Aoun's words came during a press meeting at Baabda Palace today.
He recounted his final bird-hunting trip, which took place in 1975, when news of sniper fire in Beirut made him realize that only humans kill as a hobby or out of greed and anger. On that day, Aoun began learning more about animals of the wild and had a profound respect for them.
"There should be a hunting season assigned from September to January, with the State exercising strictness in its execution," said the President.
"There should be a peace treaty between Man and the tree as well as Man and birds, because we continue to transgress upon them."
Strict laws that should be enforced to the fullest would prohibit such transgressions, according to Aoun. Hunting permits, which specify which types of birds could be hunted and the duration of the hunting season, should also accompany such laws.
He lamented the fact that most migratory birds were lost once they passed over Lebanon. This loss was a loss for all humanity. Migratory birds, which make an 11000 km trip across Europe, Asia, the Sinai desert and the Red Sea were subject to arbitrary hunting over Lebanon, which comprised a 200 km distance of their route. Tags that allowed scientists to study these birds proved that the majority of these birds were slaughtered in Lebanon.

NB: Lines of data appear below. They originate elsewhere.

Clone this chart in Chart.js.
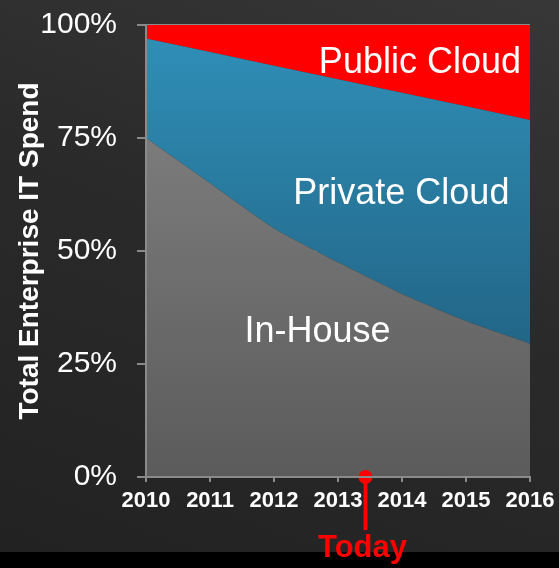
<!DOCTYPE html>
<html lang="en">
<head>
    <meta charset="UTF-8">
    <title>Total Enterprise IT Spend</title>
    <script src="https://cdn.jsdelivr.net/npm/chart.js"></script>
    <style>
        html, body { margin: 0; padding: 0; }
        body {
            width: 559px;
            height: 568px;
            overflow: hidden;
            background:
                linear-gradient(to bottom, transparent 552px, #000 552px),
                linear-gradient(200deg, #373737 0%, #2a2a2a 45%, #222 100%);
        }
        .chart-container { position: relative; width: 559px; height: 568px; }
    </style>
</head>
<body>
    <div class="chart-container">
        <canvas id="spendChart"></canvas>
    </div>
    <script>
        // share of IT spend, percent
        const years = [2010, 2011, 2012, 2013, 2014, 2015, 2016];
        const inHouse = [75, 65, 55, 47.5, 40.5, 34.5, 29.5];
        const privateCloud = [22, 29, 36, 40.5, 44.5, 47.5, 49.5];
        const publicCloud = [3, 6, 9, 12, 15, 18, 21];
        const yTicks = [0, 25, 50, 75, 100];
        const todayYear = 2013.43;

        // area captions, placed in data units (year, percent)
        const areaLabels = [
            { text: 'Public Cloud', x: 2014.28, y: 91.6 },
            { text: 'Private Cloud', x: 2013.99, y: 62.6 },
            { text: 'In-House', x: 2012.68, y: 32.0 }
        ];

        const toPoints = vals => years.map((yr, i) => ({ x: yr, y: vals[i] }));

        function vGradient(ctx, top, bottom) {
            const area = ctx.chart.chartArea;
            if (!area) return top;
            const g = ctx.chart.ctx.createLinearGradient(0, area.top, 0, area.bottom);
            g.addColorStop(0, top);
            g.addColorStop(1, bottom);
            return g;
        }

        const labelPlugin = {
            id: 'areaLabels',
            afterDatasetsDraw(chart) {
                const c = chart.ctx;
                const xs = chart.scales.x, ys = chart.scales.y;
                c.save();
                c.fillStyle = '#fff';
                c.font = '36px "Liberation Sans", Arial, sans-serif';
                c.textAlign = 'center';
                c.textBaseline = 'middle';
                areaLabels.forEach(l => {
                    c.fillText(l.text, xs.getPixelForValue(l.x), ys.getPixelForValue(l.y));
                });

                // today marker stem and caption
                const tx = xs.getPixelForValue(todayYear);
                const ty = ys.getPixelForValue(0) - 3;
                c.strokeStyle = '#ff0000';
                c.lineWidth = 4;
                c.beginPath();
                c.moveTo(tx, ty);
                c.lineTo(tx, 530);
                c.stroke();
                c.fillStyle = '#ff0000';
                c.font = 'bold 31px "Liberation Sans", Arial, sans-serif';
                c.textBaseline = 'alphabetic';
                c.fillText('Today', tx - 3, 557);
                c.restore();
            }
        };

        const ctx = document.getElementById('spendChart').getContext('2d');
        const spendChart = new Chart(ctx, {
            type: 'line',
            data: {
                datasets: [{
                    label: 'In-House',
                    data: toPoints(inHouse),
                    backgroundColor: c => vGradient(c, '#868686', '#5b5b5b'),
                    fill: 'origin',
                    borderWidth: 0,
                    pointRadius: 0,
                    tension: 0.15
                }, {
                    label: 'Private Cloud',
                    data: toPoints(privateCloud),
                    backgroundColor: c => vGradient(c, '#3090b9', '#1c5472'),
                    fill: '-1',
                    borderWidth: 0,
                    pointRadius: 0,
                    tension: 0
                }, {
                    label: 'Public Cloud',
                    data: toPoints(publicCloud),
                    backgroundColor: '#ff0000',
                    fill: '-1',
                    borderWidth: 0,
                    pointRadius: 0,
                    tension: 0
                }, {
                    label: 'Today',
                    type: 'scatter',
                    stack: 'today',
                    data: [{ x: todayYear, y: 0 }],
                    backgroundColor: '#ff0000',
                    borderWidth: 0,
                    pointRadius: 7,
                    clip: false,
                    order: -1
                }]
            },
            options: {
                responsive: true,
                maintainAspectRatio: false,
                animation: false,
                events: [],
                layout: { padding: { top: 25, right: 29, left: 0, bottom: 0 } },
                plugins: {
                    legend: { display: false },
                    tooltip: { enabled: false }
                },
                scales: {
                    x: {
                        type: 'linear',
                        min: 2010,
                        max: 2016,
                        grid: {
                            drawOnChartArea: false,
                            color: '#8a8a8a',
                            lineWidth: 2,
                            tickLength: 5
                        },
                        border: { display: true, color: '#8a8a8a', width: 2, z: 1 },
                        ticks: {
                            stepSize: 1,
                            color: '#fff',
                            padding: 6,
                            maxRotation: 0,
                            font: { family: '"Liberation Sans", Arial, sans-serif', size: 22, weight: 'bold' },
                            callback: v => String(v)
                        },
                        afterFit: s => {
                            s.height = 91;
                            s.paddingLeft = 0;
                            s.paddingRight = 0;
                        }
                    },
                    y: {
                        stacked: true,
                        min: 0,
                        max: 100,
                        afterBuildTicks: s => { s.ticks = yTicks.map(v => ({ value: v })); },
                        grid: {
                            color: '#8a8a8a',
                            lineWidth: 2,
                            tickLength: 9
                        },
                        border: { display: true, color: '#8a8a8a', width: 2, z: 1 },
                        ticks: {
                            color: '#fff',
                            padding: 20,
                            font: { family: '"Liberation Sans", Arial, sans-serif', size: 30 },
                            callback: v => v + '%'
                        },
                        title: {
                            display: true,
                            text: 'Total Enterprise IT Spend',
                            color: '#fff',
                            padding: { top: 13, bottom: 0 },
                            font: { family: '"Liberation Sans", Arial, sans-serif', size: 28, weight: 'bold' }
                        },
                        afterFit: s => {
                            s.width = 146;
                            s.paddingTop = 0;
                            s.paddingBottom = 0;
                        }
                    }
                }
            },
            plugins: [labelPlugin]
        });
    </script>
</body>
</html>
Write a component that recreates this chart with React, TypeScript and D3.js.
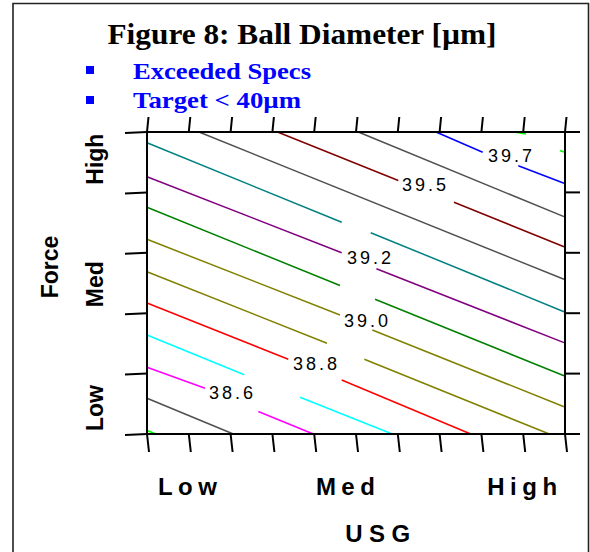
import React from 'react';
import * as d3 from 'd3';

// USG runs 0..10 tick steps, Force runs 0..5 tick steps
const usgTicks = [0, 1, 2, 3, 4, 5, 6, 7, 8, 9, 10];
const forceTicks = [0, 1, 2, 3, 4, 5];

const usgLabels = ['Low', 'Med', 'High'];
const usgLabelAt = [0.96, 4.74, 8.97];
const forceLabels = ['Low', 'Med', 'High'];
const forceLabelAt = [0.43, 2.48, 4.55];

const bullets = ['Exceeded Specs', 'Target < 40µm'];

// contour levels and their line colours
const levels = [38.4, 38.5, 38.6, 38.7, 38.8, 38.9, 39.0, 39.1, 39.2, 39.3, 39.4, 39.5, 39.6, 39.7, 39.8];
const levelColors = ['#00ff00', '#505050', '#ff00ff', '#00ffff', '#ff0000', '#808000', '#808000', '#008000',
  '#800080', '#008080', '#505050', '#800000', '#505050', '#0000ff', '#00ff00'];

// visible pieces of each contour, [usg, force]
const c384 = [[[0, 0.058], [0.215, 0]]];
const c385 = [[[0, 0.591], [2.065, 0]]];
const c386 = [[[0, 1.104], [1.388, 0.757]], [[2.663, 0.373], [3.978, 0]]];
const c387 = [[[0, 1.639], [2.328, 0.982]], [[3.66, 0.608], [5.868, 0]]];
const c388 = [[[0, 2.169], [3.38, 1.237]], [[4.658, 0.894], [7.744, 0]]];
const c389 = [[[0, 2.687], [4.306, 1.502]], [[5.199, 1.237], [9.624, 0]]];
const c390 = [[[0, 3.224], [4.617, 1.97]], [[5.39, 1.722], [9.976, 0.452]]];
const c391 = [[[0, 3.753], [4.617, 2.459]], [[5.455, 2.23], [9.976, 0.965]]];
const c392 = [[[0, 4.26], [4.658, 3.002]], [[5.488, 2.737], [9.976, 1.512]]];
const c393 = [[[0, 4.823], [4.658, 3.505]], [[5.352, 3.333], [9.976, 2.025]]];
const c394 = [[[1.244, 5], [9.976, 2.561]]];
const c395 = [[[3.122, 5], [6.012, 4.197]], [[7.344, 3.836], [9.976, 3.101]]];
const c396 = [[[5.055, 5], [9.976, 3.598]]];
const c397 = [[[6.914, 5], [8.031, 4.664]], [[8.883, 4.442], [9.976, 4.151]]];
const c398 = [[[8.78, 5], [9.067, 4.967]], [[9.88, 4.694], [9.976, 4.669]]];
const contours = [c384, c385, c386, c387, c388, c389, c390, c391, c392, c393, c394, c395, c396, c397, c398];

// in-line level labels
const labelText = ['39.7', '39.5', '39.2', '39.0', '38.8', '38.6'];
const labelAt = [[8.684, 4.503], [6.627, 4.023], [5.311, 2.815], [5.239, 1.772], [4.019, 1.06], [2.01, 0.579]];

const W = 590;
const H = 552;
const plot = { left: 147, right: 565, top: 132, bottom: 434 };
const sans = '"Liberation Sans", Arial, sans-serif';
const serif = '"Liberation Serif", "Times New Roman", serif';

export default function App() {
  const x = d3.scaleLinear().domain([0, 10]).range([plot.left, plot.right]);
  const y = d3.scaleLinear().domain([0, 5]).range([plot.bottom, plot.top]);
  const line = d3.line<number[]>().x(d => x(d[0])).y(d => y(d[1]));

  return (
    <svg width={W} height={H} style={{ position: 'absolute', left: 0, top: 0, background: '#fff' }}>
      {/* outer frame */}
      <path d={`M13,552 L13,3.5 L588.5,3.5 L588.5,552`} fill="none" stroke="#222" strokeWidth={1.6} />

      <text x={302} y={44} textAnchor="middle" fontFamily={serif} fontWeight="bold" fontSize={30}
        textLength={389} lengthAdjust="spacingAndGlyphs">Figure 8: Ball Diameter [µm]</text>

      {bullets.map((b, i) => (
        <g key={b}>
          <rect x={86} y={66 + i * 30} width={8} height={8} fill="#0000ff" />
          <text x={133} y={79 + i * 29} fontFamily={serif} fontWeight="bold" fontSize={24} fill="#0000ff"
            textLength={i === 0 ? 178 : 168} lengthAdjust="spacingAndGlyphs">{b}</text>
        </g>
      ))}

      {/* contours */}
      <g fill="none" strokeWidth={1.5} strokeLinejoin="round">
        {contours.map((segs, i) =>
          segs.map((s, j) => (
            <path key={`${levels[i]}-${j}`} d={line(s) || ''} stroke={levelColors[i]} />
          ))
        )}
      </g>

      {labelText.map((t, i) => (
        <text key={t} x={x(labelAt[i][0]) + 1.5} y={y(labelAt[i][1])} textAnchor="middle"
          fontFamily={sans} fontSize={18} letterSpacing={3} fill="#000">{t}</text>
      ))}

      {/* axes box and ticks */}
      <g stroke="#000" strokeWidth={2} fill="none">
        <rect x={plot.left} y={plot.top} width={plot.right - plot.left} height={plot.bottom - plot.top} />
        {usgTicks.map(t => (
          <g key={'x' + t}>
            <line x1={x(t) + 1.5} y1={plot.top - 15} x2={x(t)} y2={plot.top} />
            <line x1={x(t)} y1={plot.bottom} x2={x(t) + 2} y2={plot.bottom + 18} />
          </g>
        ))}
        {forceTicks.map(t => (
          <g key={'y' + t}>
            <line x1={plot.left - 22} y1={y(t) + 1} x2={plot.left} y2={y(t)} />
            <line x1={plot.right} y1={y(t)} x2={plot.right + 15} y2={y(t)} />
          </g>
        ))}
      </g>

      {usgLabels.map((l, i) => (
        <text key={'xl' + l} x={x(usgLabelAt[i]) + 3} y={495} textAnchor="middle" fontFamily={sans}
          fontWeight="bold" fontSize={24} letterSpacing={5.5}>{l}</text>
      ))}
      <text x={381} y={542} textAnchor="middle" fontFamily={sans} fontWeight="bold" fontSize={24}
        letterSpacing={6.5}>USG</text>

      {forceLabels.map((l, i) => (
        <text key={'yl' + l} transform={`translate(103,${y(forceLabelAt[i])}) rotate(-90)`} textAnchor="middle"
          fontFamily={sans} fontWeight="bold" fontSize={23}>{l}</text>
      ))}
      <text transform={`translate(58,267) rotate(-90)`} textAnchor="middle" fontFamily={sans}
        fontWeight="bold" fontSize={23}>Force</text>
    </svg>
  );
}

"It is a shame to turn Lebanon into a wasteland without plants, trees, birds and sea animals," Aoun added, "and cutting off trees in order to erect buildings is a major crime."
The President called for creating natural reserves and working on reforestation.
He disclosed that he received a touching letter from the Canadian Research Center and the Sinai Observation Center, titled "From migratory birds to the President." This prompted Aoun to address the entire nation to aid in preserving this cultural dimension of Lebanon.